KIZ ÇOCUĞU DOĞMAK

Abone Ol

Kız çocuğu doğmak, geri kalmış toplumlarda  henüz doğumundan itibaren  zorluklarla baş başa kalmak anlamına gelir. Bu coğrafyalarda, bir kız çocuğu daha doğduğunda, o küçücük bedenin omuzlarına çoktan ağır yükler binmiştir.

Henüz doğarken bile, sırf cinsiyeti nedeniyle ikinci plana itilmekte, fırsatlardan mahrum bırakılmakta ve varlığına dair sessiz bir mücadele başlamaktadır.

Bir kız çocuğu doğar, ama birçok toplumda ona umutlar değil, sınırlar yüklenir. "Kız çocuğu okula gitmez," "Kız çocuğu erken yaşta evlenir," "Kız çocuğu erkek kardeşlerine bakar”.

Kız çocukları özellikle küçük yaşlarda tacize uğrar;  bu konuda hiçbir eğitim almaz , ne yapacağını, kime şikayet edeceğini bilmez.

En yakın annesine söyler,  annesi de aynı toplumda büyümüş olduğu için “sus kızım, bunu kimseye söyleme” diye büyük bir travmayı yükler omuzuna.

Önce anneler saklar; annedir,  kızının geleceği adına saklar. Tacizi yapan her kim ise başka kız çocuklarını tacize devam eder. Başka kız çocuklarına… ta ki yürekli bir anne ortaya çıkana kadar.

Hukuki yaptırım nedir, bilmiyorum ama, caydırıcı hiçbir engelle karşılaşmayan tacizci devam eder hayatına, ardında yüzlerce travmalarla başetmek zorunda kalan kız çocukları bırakarak.

Kısacası, taciz eden değil edilen  suçlu duruma düşer  geri kalmış toplumlarda . Kalıplar, o küçücük çocuğun önüne aşılması zor duvarlar örer. Umutlar söner.

Her ne kadar, doğduğu toplumda annelik, ev işleri ya da toplumsal düzenin yükünü taşıyan biri olarak kabul edilse de, o aslında kendi hayallerinin peşinden koşmak isteyen bir bireydir.

Bu ülkelerde bir kız çocuğunun doğması, çoğu zaman kutlanmaz;  “Oğlan olsa daha iyi olurdu" fısıldamaları kulaklara çalınır. Bir kadının, kendine dair hayalleri olmadan büyümesi istenir adeta.

Eğitim hakkından mahrum bırakılır, erken yaşta evliliğe zorlanır, toplum tarafından kendine biçilen rollerin dışına çıkmaya çalıştığında ise hem fiziksel, hem de psikolojik şiddete maruz kalır.

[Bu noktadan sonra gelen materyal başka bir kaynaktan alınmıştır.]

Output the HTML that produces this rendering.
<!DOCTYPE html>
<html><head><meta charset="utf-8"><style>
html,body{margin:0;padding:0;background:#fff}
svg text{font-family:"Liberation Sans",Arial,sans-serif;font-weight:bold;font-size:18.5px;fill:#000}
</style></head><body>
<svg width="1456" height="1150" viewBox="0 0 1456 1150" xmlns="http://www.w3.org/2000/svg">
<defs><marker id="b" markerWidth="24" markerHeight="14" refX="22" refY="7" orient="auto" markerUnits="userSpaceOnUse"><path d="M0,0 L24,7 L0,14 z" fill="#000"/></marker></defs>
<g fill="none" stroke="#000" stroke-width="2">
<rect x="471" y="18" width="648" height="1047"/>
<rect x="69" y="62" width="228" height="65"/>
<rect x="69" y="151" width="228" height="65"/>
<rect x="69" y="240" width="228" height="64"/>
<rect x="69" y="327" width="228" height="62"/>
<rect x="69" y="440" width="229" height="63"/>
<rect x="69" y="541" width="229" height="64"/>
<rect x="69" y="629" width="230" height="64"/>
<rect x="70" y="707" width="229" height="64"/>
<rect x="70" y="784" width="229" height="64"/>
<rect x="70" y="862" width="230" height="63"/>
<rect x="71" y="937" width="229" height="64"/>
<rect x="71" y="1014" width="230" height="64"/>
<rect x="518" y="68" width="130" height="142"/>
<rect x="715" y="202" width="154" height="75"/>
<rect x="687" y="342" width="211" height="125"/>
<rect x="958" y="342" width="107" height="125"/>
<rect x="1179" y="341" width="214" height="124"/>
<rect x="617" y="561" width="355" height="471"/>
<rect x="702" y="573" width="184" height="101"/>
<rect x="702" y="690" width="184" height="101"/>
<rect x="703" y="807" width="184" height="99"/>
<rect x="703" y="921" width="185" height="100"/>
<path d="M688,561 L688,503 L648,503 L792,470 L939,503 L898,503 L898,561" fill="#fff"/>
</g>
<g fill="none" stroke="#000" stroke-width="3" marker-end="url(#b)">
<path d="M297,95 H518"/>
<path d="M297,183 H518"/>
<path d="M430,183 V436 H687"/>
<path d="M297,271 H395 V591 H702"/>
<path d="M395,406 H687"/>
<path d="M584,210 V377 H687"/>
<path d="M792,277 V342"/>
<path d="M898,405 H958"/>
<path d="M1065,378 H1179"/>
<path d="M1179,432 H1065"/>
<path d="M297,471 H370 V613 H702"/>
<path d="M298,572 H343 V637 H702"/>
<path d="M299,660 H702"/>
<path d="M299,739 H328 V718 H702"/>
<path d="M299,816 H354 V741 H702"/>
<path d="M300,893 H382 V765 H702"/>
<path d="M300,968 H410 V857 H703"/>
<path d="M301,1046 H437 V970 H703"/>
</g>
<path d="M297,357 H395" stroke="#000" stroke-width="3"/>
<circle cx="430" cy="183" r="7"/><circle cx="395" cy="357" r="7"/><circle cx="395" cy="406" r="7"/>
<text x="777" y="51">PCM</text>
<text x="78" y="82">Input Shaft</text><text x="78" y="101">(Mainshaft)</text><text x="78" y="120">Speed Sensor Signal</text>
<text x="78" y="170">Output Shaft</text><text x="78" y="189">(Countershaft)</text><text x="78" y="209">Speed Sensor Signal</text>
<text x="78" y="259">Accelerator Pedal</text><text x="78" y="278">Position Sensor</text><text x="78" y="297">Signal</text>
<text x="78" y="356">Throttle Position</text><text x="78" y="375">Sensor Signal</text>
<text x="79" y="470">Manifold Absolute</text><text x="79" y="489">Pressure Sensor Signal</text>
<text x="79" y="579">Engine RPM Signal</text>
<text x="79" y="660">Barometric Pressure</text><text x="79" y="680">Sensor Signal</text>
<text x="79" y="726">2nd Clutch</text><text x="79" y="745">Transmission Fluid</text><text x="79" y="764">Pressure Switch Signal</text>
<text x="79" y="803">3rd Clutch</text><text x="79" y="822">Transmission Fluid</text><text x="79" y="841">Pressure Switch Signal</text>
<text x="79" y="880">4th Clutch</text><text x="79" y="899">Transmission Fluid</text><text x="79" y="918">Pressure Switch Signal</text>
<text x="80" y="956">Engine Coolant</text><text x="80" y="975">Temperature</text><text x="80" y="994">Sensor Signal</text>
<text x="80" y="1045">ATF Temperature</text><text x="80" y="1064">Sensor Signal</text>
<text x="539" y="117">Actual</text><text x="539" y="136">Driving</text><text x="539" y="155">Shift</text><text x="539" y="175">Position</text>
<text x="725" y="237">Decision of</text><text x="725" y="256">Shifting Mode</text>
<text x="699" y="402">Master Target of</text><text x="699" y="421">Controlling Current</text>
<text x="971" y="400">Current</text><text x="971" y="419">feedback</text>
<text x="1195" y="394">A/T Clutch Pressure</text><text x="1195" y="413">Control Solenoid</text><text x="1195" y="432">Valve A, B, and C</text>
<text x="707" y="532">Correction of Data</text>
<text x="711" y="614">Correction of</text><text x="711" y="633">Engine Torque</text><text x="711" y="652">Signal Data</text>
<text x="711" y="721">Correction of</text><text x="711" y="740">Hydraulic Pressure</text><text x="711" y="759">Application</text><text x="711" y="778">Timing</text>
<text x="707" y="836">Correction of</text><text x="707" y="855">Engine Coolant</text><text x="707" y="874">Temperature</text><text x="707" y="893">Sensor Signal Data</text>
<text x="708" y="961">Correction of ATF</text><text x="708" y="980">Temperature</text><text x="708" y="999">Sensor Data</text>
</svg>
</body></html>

Ancak tüm bu karanlık tabloya rağmen, geri kalmış toplumlarda  kız çocukları, içlerinde büyük bir güç taşır. Onların gözlerinde, asla susturulamayan bir cesaret ışığı vardır. Kendi kaderlerini değiştirmek isteyen milyonlarca kız çocuğu, her sabah zorla evlendirilmek yerine okula gitmek, eve kapanmak yerine dünyayı keşfetmek için hayal kurar. Onlar, sessizce başkaldıran bir direnişin sembolüdür.

Bu kız çocukları, ellerine kalem almak için savaşırlar, toplumlarının dayattığı zincirleri kırmak için sessiz ama güçlü bir mücadele verirler.

Her adımda engellerle karşılaşsalar da, her biri toplumsal dönüşümün bir parçası olur. Kendi haklarını savunmak için cesurca ayağa kalkarlar, onların gücü sadece kendi hayatlarını değil, gelecek nesillerin de yolunu açar.

Bir kız çocuğu geri kalmış bir ülkede doğduğunda, belki dünya ona zor gelir; ama unutulmamalıdır ki, bu zor dünyayı değiştirme gücünü içinde taşır. Tüm zorluklara rağmen, bir kız çocuğunun hayal ettiği daha iyi bir dünya, hepimiz için umut ışığıdır.

Bence bir kız çocuğu doğar, yeryüzünü aşkın yüzü, sevginin yüzü,  güzelliğin yüzü yapmak için.